La carriera di Vertov è quasi interamente legata alla propaganda sovietica tra le due guerre mondiali; è stato il regista dei Kinopravda, ovvero i cinegiornali del regime, e dei documentari sulla vita nell'URSS di quegli anni. Il Cineocchio e L'Uomo Con la Macchina Da Presa sono i due grandi documentari che hanno lasciato il segno nello sviluppo delle forme espressive della cinematografia. Non sono tra di loro legati da alcun elemento narrativo, ma sul piano formale non si può negare che il primo abbia tirato la volata al secondo; si tratta di due opere esteticamente devastanti e che ancora oggi fanno scuola per le scelte stilistiche del suo autore soprattutto in sede di montaggio.

In questo senso associarli è d'obbligo, studiarli è il minimo per qualsiasi persona che ambisca a mettere il proprio marchio di fuoco su questa Arte per la quale vale la pena sacrificare intere esistenze, soprattutto quella del sottoscritto che senza Cinema sarebbe stata di gran lunga più povera.


Il Cineocchio (1924) by Dziga Vertov


Kino-glaz (1924)
di Dziga Vertov


Il cineocchio è implacabile e si insinua tra le vecchiette ubriache di vodka che ballano così come sotto le rotaie di un treno così come è in grado di riavvolgere il corso del tempo, tra carni da macello che tornano animali d'allevamento e schizzi d'acqua che sputano fuori tuffatori provetti. In un villaggio moscovita, simbolo dell'efficienza della società sovietica, due giovani pionieri affliggono sui muri dei manifesti che inducono le vecchiette a comprare la carne della cooperativa statale e a non lasciarsi truffare dai privati. I pionieri sono bene organizzati in capannoni e sono educati alla solidarietà verso i contadini e ai valori della comunione dei beni; allenano corpo e mente con esercizi ginnici e attività sociali.

Ma la forza inarrestabile del cineocchio si spinge ben oltre e arriva li dove compagno Lenin preferirebbe che non arrivasse: davanti ai senzatetto e dentro quei manicomi (i "pogrom") di cui, come dice una reclusa, il Comitato Centrale non può ignorare l'esistenza.
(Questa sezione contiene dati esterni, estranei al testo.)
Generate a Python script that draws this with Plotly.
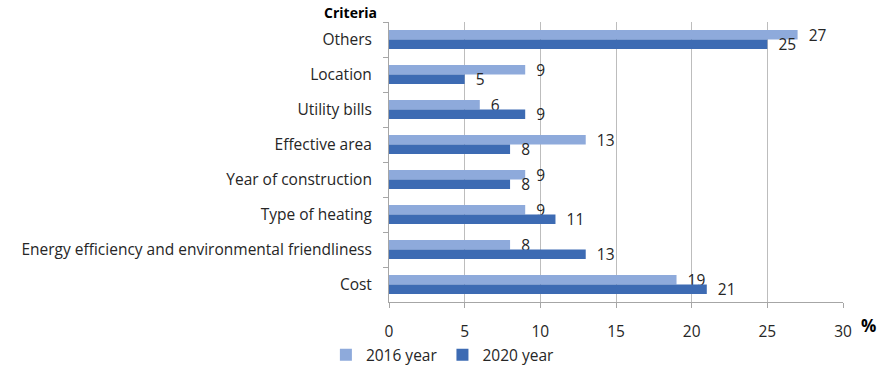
import plotly.graph_objects as go

# Selection criteria, listed top to bottom
criteria = [
    "Others",
    "Location",
    "Utility bills",
    "Effective area",
    "Year of construction",
    "Type of heating",
    "Energy efficiency and environmental friendliness",
    "Cost",
]
share_2016 = [27, 9, 6, 13, 9, 9, 8, 19]
share_2020 = [25, 5, 9, 8, 8, 11, 13, 21]
x_ticks = [0, 5, 10, 15, 20, 25, 30]

FONT = "Open Sans"
TEXT = "#262626"
AXIS = "#a6a6a6"
FS = 15.5

fig = go.Figure()
for name, vals, color in [("2016 year", share_2016, "#8eaadb"),
                          ("2020 year", share_2020, "#3d6bb3")]:
    fig.add_trace(go.Bar(
        y=criteria, x=vals, orientation="h", name=name,
        marker=dict(color=color, line=dict(width=0)),
        text=vals, texttemplate="  %{x}", textposition="outside",
        constraintext="none",
        textfont=dict(size=FS, color=TEXT, family=FONT), cliponaxis=False,
    ))

fig.update_layout(
    width=882, height=370,
    margin=dict(l=389, r=39, t=22, b=68, autoexpand=False),
    paper_bgcolor="white", plot_bgcolor="white",
    barmode="group", bargap=0.46, bargroupgap=0,
    font=dict(family=FONT, size=FS, color=TEXT),
    showlegend=True,
    legend=dict(
        orientation="h", x=-0.139, xanchor="left", y=-0.19, yanchor="middle",
        font=dict(size=FS, color=TEXT, family=FONT), traceorder="normal",
        itemwidth=30, bgcolor="rgba(0,0,0,0)",
    ),
    xaxis=dict(
        range=[0, 30], tickvals=x_ticks, showgrid=True, gridcolor="#bdbdbd",
        gridwidth=1, zeroline=False, showline=True, linecolor=AXIS,
        ticks="outside", ticklen=5, tickcolor=AXIS, ticklabelstandoff=10,
        tickfont=dict(size=FS, color=TEXT, family=FONT),
    ),
    yaxis=dict(
        categoryorder="array", categoryarray=criteria, autorange="reversed",
        showline=True, linecolor=AXIS, ticks="outside", ticklen=5,
        tickcolor=AXIS, tickson="boundaries", showgrid=False,
        ticklabelstandoff=13,
        tickfont=dict(size=FS, color=TEXT, family=FONT),
    ),
    annotations=[
        dict(text="<b>Criteria</b>", xref="paper", yref="paper", x=0, y=1,
             xanchor="right", yanchor="bottom", xshift=-10, yshift=-2,
             showarrow=False, font=dict(size=14, color="black", family=FONT)),
        dict(text="<b>%</b>", xref="paper", yref="paper", x=1, y=0,
             xanchor="left", yanchor="middle", xshift=16, yshift=-23,
             showarrow=False, font=dict(size=17, color="black", family=FONT)),
    ],
)

fig.write_html("out.html")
Le immagini filmate da Mikhail Kaufman vengono sublimate dalle didascalie che esaltano il potere del cineocchio di filmare qualsiasi aspetto della realtà, ma vengono anche messe in discussione dal montaggio di Elizaveta Svilova che sperimenta quel reverse che il Cinema riproporrà più volte fino a Le Regole Dell'Attrazione di Roger Avary: la resa estetica è strabiliante, con soluzioni stranianti come i personaggi che camminando all'indietro entrano dentro le proprie ombre.
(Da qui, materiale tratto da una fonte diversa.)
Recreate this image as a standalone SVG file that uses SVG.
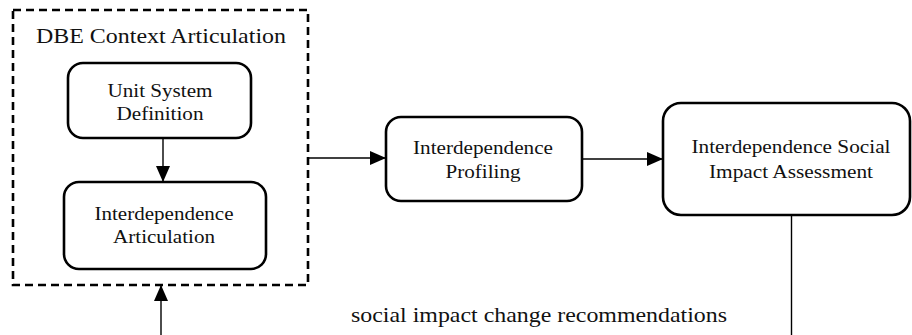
<svg xmlns="http://www.w3.org/2000/svg" width="912" height="335" viewBox="0 0 912 335">
<style>
.box{fill:#fff;stroke:#000;stroke-width:2.6}
.frame{fill:none;stroke:#000;stroke-width:2.6;stroke-dasharray:8 5}
.t{font-family:'Liberation Serif','Times New Roman',serif;font-size:18.5px;fill:#111;text-anchor:middle}
.big{font-family:'Liberation Serif','Times New Roman',serif;font-size:22px;fill:#111}
.c{fill:none;stroke:#000;stroke-width:1.4}
</style>
<defs>
<marker id="ah" markerUnits="userSpaceOnUse" markerWidth="16" markerHeight="14" refX="16" refY="7" orient="auto">
<path d="M0,0 L16,7 L0,14 z" fill="#000"/>
</marker>
</defs>
<rect x="0" y="0" width="912" height="335" fill="#fff"/>
<g id="dbe-context">
<rect class="frame" x="13" y="10" width="295" height="275"/>
<text class="big" x="36" y="43" textLength="250" lengthAdjust="spacingAndGlyphs">DBE Context Articulation</text>
</g>
<g id="unit-system">
<rect class="box" x="68" y="63" width="183" height="75" rx="15"/>
<text class="t" x="160" y="97" textLength="105" lengthAdjust="spacingAndGlyphs">Unit System</text>
<text class="t" x="160" y="120" textLength="87" lengthAdjust="spacingAndGlyphs">Definition</text>
</g>
<g id="interdependence-articulation">
<rect class="box" x="64" y="182" width="202" height="87" rx="15"/>
<text class="t" x="164" y="220" textLength="139" lengthAdjust="spacingAndGlyphs">Interdependence</text>
<text class="t" x="164" y="243" textLength="102" lengthAdjust="spacingAndGlyphs">Articulation</text>
</g>
<g id="interdependence-profiling">
<rect class="box" x="386" y="117" width="196" height="84" rx="15"/>
<text class="t" x="483" y="154" textLength="140" lengthAdjust="spacingAndGlyphs">Interdependence</text>
<text class="t" x="483" y="178" textLength="75" lengthAdjust="spacingAndGlyphs">Profiling</text>
</g>
<g id="isia">
<rect class="box" x="663" y="103" width="247" height="112" rx="18"/>
<text class="t" x="791" y="153" textLength="199" lengthAdjust="spacingAndGlyphs">Interdependence Social</text>
<text class="t" x="791" y="178" textLength="164" lengthAdjust="spacingAndGlyphs">Impact Assessment</text>
</g>
<g id="connectors">
<line class="c" x1="163" y1="138" x2="163" y2="182" marker-end="url(#ah)"/>
<line class="c" x1="308" y1="158" x2="386" y2="158" marker-end="url(#ah)"/>
<line class="c" x1="582" y1="159" x2="663" y2="159" marker-end="url(#ah)"/>
<line class="c" x1="791.5" y1="215" x2="791.5" y2="335"/>
<line class="c" x1="161" y1="335" x2="161" y2="285" marker-end="url(#ah)"/>
<text class="big" x="351" y="322" textLength="376" lengthAdjust="spacingAndGlyphs">social impact change recommendations</text>
</g>
</svg>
Un'opera che ha gettato le basi per una rivoluzione espressiva che stupisce ancora oggi.



L'Uomo Con la Macchina Da Presa (1929) by Dziga Vertov




Chelovek C Kino-apparatom (1929)
di Dziga Vertov

Mikhail Kaufman (the cameraman)


A Mosca a Yalta e a Odessa un uomo con una telecamera montata su un cavalletto di legno si aggira tra i palazzi e tra le linee dei mezzi pubblici che si incrociano e riprende tutto; il caos cittadino, l'efficienza dei trasporti, gli sportivi inquadrati da angolazioni che si avvicinano moltissimo a quelle che Leni Riefenstahl userà per documentare le olimpiadi naziste del '38, la morte e la vita addirittura con la cronaca di un parto. Tutto è montato, con uso di dissolvenze incrociate, immagini al contrario già viste ne Il Cineocchio e dei veri split screen mozzafiato, e proiettato a velocità siderale davanti a una platea a bocca aperta.
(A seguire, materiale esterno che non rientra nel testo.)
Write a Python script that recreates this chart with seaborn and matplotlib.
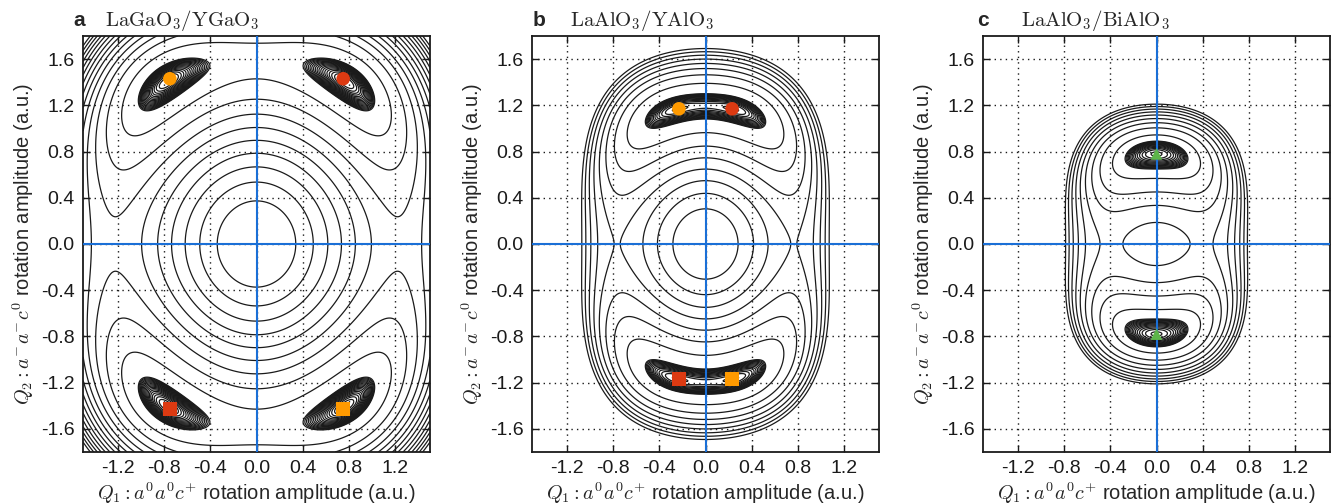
import numpy as np
import pandas as pd
import matplotlib
matplotlib.use("Agg")
import matplotlib.pyplot as plt
import seaborn as sns

# ==============================================================================
# DATA
# ==============================================================================
# energy surface F(Q1, Q2) with u = Q1^2, v = Q2^2:
#   F = a*u + b*v + A*u^2 + B*v^2 + C*u*v + A3*u^3
# coefficient order: a, b, A, B, C, A3
COEF_A = [-1.0, -0.82, 0.33, 0.162, 0.307, 0.0]      # LaGaO3/YGaO3
COEF_B = [-13.44, -11.16, 10.7, 3.9, 8.98, 0.9]     # LaAlO3/YAlO3
COEF_C = [-8.0, -14.8, 24.7, 12.2, 20.6, 0.0]       # LaAlO3/BiAlO3

# coarse contour levels
LEVELS_A = [-0.999, -0.888, -0.777, -0.666, -0.555, -0.444, -0.333, -0.222, -0.111,
            0.0, 0.111, 0.222, 0.333, 0.444]
LEVELS_B = [-7, -6, -5, -4, -3, -2, -1, 0]
LEVELS_C = [-3.5, -2.5, -1.5, -0.5, 0.5, 1.5, 2.5, 3.5, 4.5]

# dense levels just above the minimum: (first offset, last offset, count)
FINE_A = (0.002, 0.036, 18)
FINE_B = (0.005, 0.28, 14)
FINE_C = (0.01, 0.42, 14)

TITLES = ["LaGaO_3/YGaO_3", "LaAlO_3/YAlO_3", "LaAlO_3/BiAlO_3"]
PANEL_LETTERS = ["a", "b", "c"]

# ground-state markers
MARK_A_X = [-0.75, 0.75, -0.75, 0.75]
MARK_A_Y = [1.43, 1.43, -1.43, -1.43]
MARK_A_KIND = ["o", "o", "s", "s"]
MARK_A_COL = ["orange", "red", "red", "orange"]

MARK_B_X = [-0.23, 0.23, -0.23, 0.23]
MARK_B_Y = [1.17, 1.17, -1.17, -1.17]
MARK_B_KIND = ["o", "o", "s", "s"]
MARK_B_COL = ["orange", "red", "red", "orange"]

MARK_C_X = [0.0, 0.0]
MARK_C_Y = [0.78, -0.78]
MARK_C_KIND = ["^", "^"]
MARK_C_COL = ["green", "green"]

XTICKS = [-1.2, -0.8, -0.4, 0.0, 0.4, 0.8, 1.2]
YTICKS = [-1.6, -1.2, -0.8, -0.4, 0.0, 0.4, 0.8, 1.2, 1.6]

# ==============================================================================
# STYLE
# ==============================================================================
sns.set_theme(style="ticks")
plt.rcParams['font.family'] = ['Liberation Sans', 'DejaVu Sans']
plt.rcParams['mathtext.fontset'] = 'cm'
plt.rcParams['axes.unicode_minus'] = False
plt.rcParams['contour.negative_linestyle'] = 'solid'

PALETTE = {"orange": "#ff9a00", "red": "#dc3a12", "green": "#5db54a"}
MARKERS = {"o": "o", "s": "s", "^": "^"}
BLUE = "#1a6fd6"


def energy(X, Y, coef):
    a, b, A, B, C, A3 = coef
    u, v = X ** 2, Y ** 2
    return a * u + b * v + A * u ** 2 + B * v ** 2 + C * u * v + A3 * u ** 3


x = np.linspace(-1.5, 1.5, 600)
y = np.linspace(-1.8, 1.8, 720)
X, Y = np.meshgrid(x, y)

fig = plt.figure(figsize=(13.35, 5.04), dpi=100)
W, H = 1335.0, 504.0
lefts = [83, 532, 983]
title_x = [(73, 105), (533, 570), (977, 1021)]

panels = [
    (COEF_A, LEVELS_A, FINE_A, MARK_A_X, MARK_A_Y, MARK_A_KIND, MARK_A_COL, 95),
    (COEF_B, LEVELS_B, FINE_B, MARK_B_X, MARK_B_Y, MARK_B_KIND, MARK_B_COL, 95),
    (COEF_C, LEVELS_C, FINE_C, MARK_C_X, MARK_C_Y, MARK_C_KIND, MARK_C_COL, 70),
]

for i, (coef, coarse, fine, mx, my, mk, mc, msize) in enumerate(panels):
    ax = fig.add_axes([lefts[i] / W, (504 - 452) / H, 347 / W, 416 / H])
    F = energy(X, Y, coef)
    fmin = F.min()
    fine_levels = fmin + np.linspace(*fine)
    levels = np.unique(np.concatenate([np.array(coarse, float), fine_levels]))
    levels = levels[(levels > fmin) & (levels < F.max())]

    ax.grid(True, linestyle=(0, (1, 3)), color='k', linewidth=1.0, zorder=0)
    ax.contour(X, Y, F, levels=levels, colors='k', linewidths=0.9,
               linestyles='solid', zorder=2)
    ax.axhline(0, color=BLUE, lw=1.5, zorder=3)
    ax.axvline(0, color=BLUE, lw=1.5, zorder=3)

    df = pd.DataFrame({"x": mx, "y": my, "kind": mk, "col": mc})
    sns.scatterplot(data=df, x="x", y="y", hue="col", style="kind",
                    palette=PALETTE, markers=MARKERS, s=msize, linewidth=0,
                    ax=ax, zorder=4, legend=False)

    ax.set_xlim(-1.5, 1.5)
    ax.set_ylim(-1.8, 1.8)
    ax.set_aspect('equal')
    ax.set_xticks(XTICKS)
    ax.set_yticks(YTICKS)
    ax.set_xticklabels([f"{t:.1f}" for t in XTICKS])
    ax.set_yticklabels([f"{t:.1f}" for t in YTICKS])
    ax.tick_params(direction='in', top=True, right=True, length=5, width=1,
                   labelsize=14, colors='k', pad=6)
    for sp in ax.spines.values():
        sp.set_linewidth(1.3)
        sp.set_color('k')
    ax.set_xlabel(r'$Q_1: a^{0}a^{0}c^{+}$ rotation amplitude (a.u.)', fontsize=14.5, labelpad=2)
    ax.set_ylabel(r'$Q_2: a^{-}a^{-}c^{0}$ rotation amplitude (a.u.)', fontsize=14.5, labelpad=4)

    fig.text(title_x[i][0] / W, 1 - 26 / H, PANEL_LETTERS[i], fontsize=15,
             fontweight='bold', va='baseline')
    fig.text(title_x[i][1] / W, 1 - 26 / H, r'$\mathrm{' + TITLES[i] + '}$',
             fontsize=15, va='baseline')

fig.savefig("out.png", dpi=100)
Vertov filma la realtà e la traduce in suggestioni visive con un montaggio folle e che si sbizzarrisce come non mai in una ricerca di resa estetica che si apre al maggior numero di soluzioni: campi lunghi, medi, inquadrature sbieche che sfidano l'orientamento dello spettatore. Una composizione d'immagini che sfrutta il concetto di realismo per creare qualcosa di completamente opposto: una dimensione dove il ritmo frenetico somiglia a tanti tocchi di pennello per creare un quadro impressionista in movimento.  Un quadro che ingloba dramma e ironia, visioni oggettive e soggettive, linguaggio e metalinguaggio. Il tutto per dimostrare l'onnipotenza della macchina cinematografica e la sua infinita gamma di opportunità stilistiche.

Una telecamera inquadrata in modo compiaciuto, spesso sovrapposta a un occhio umano in dissolvenza. Ma c'è anche un aspetto bizarro, forse anche ambiguo: se la macchina da presa è la vera fonte di tutte le immagini, ma allora chi è che a sua volta la inquadra?

Un'opera così non poteva che suscitare perplessità da parte di chi voleva esercitarne pieno potere... la accusava di essere troppo formale. Forse la accusava di essere un capolavoro senza tempo e senza confini.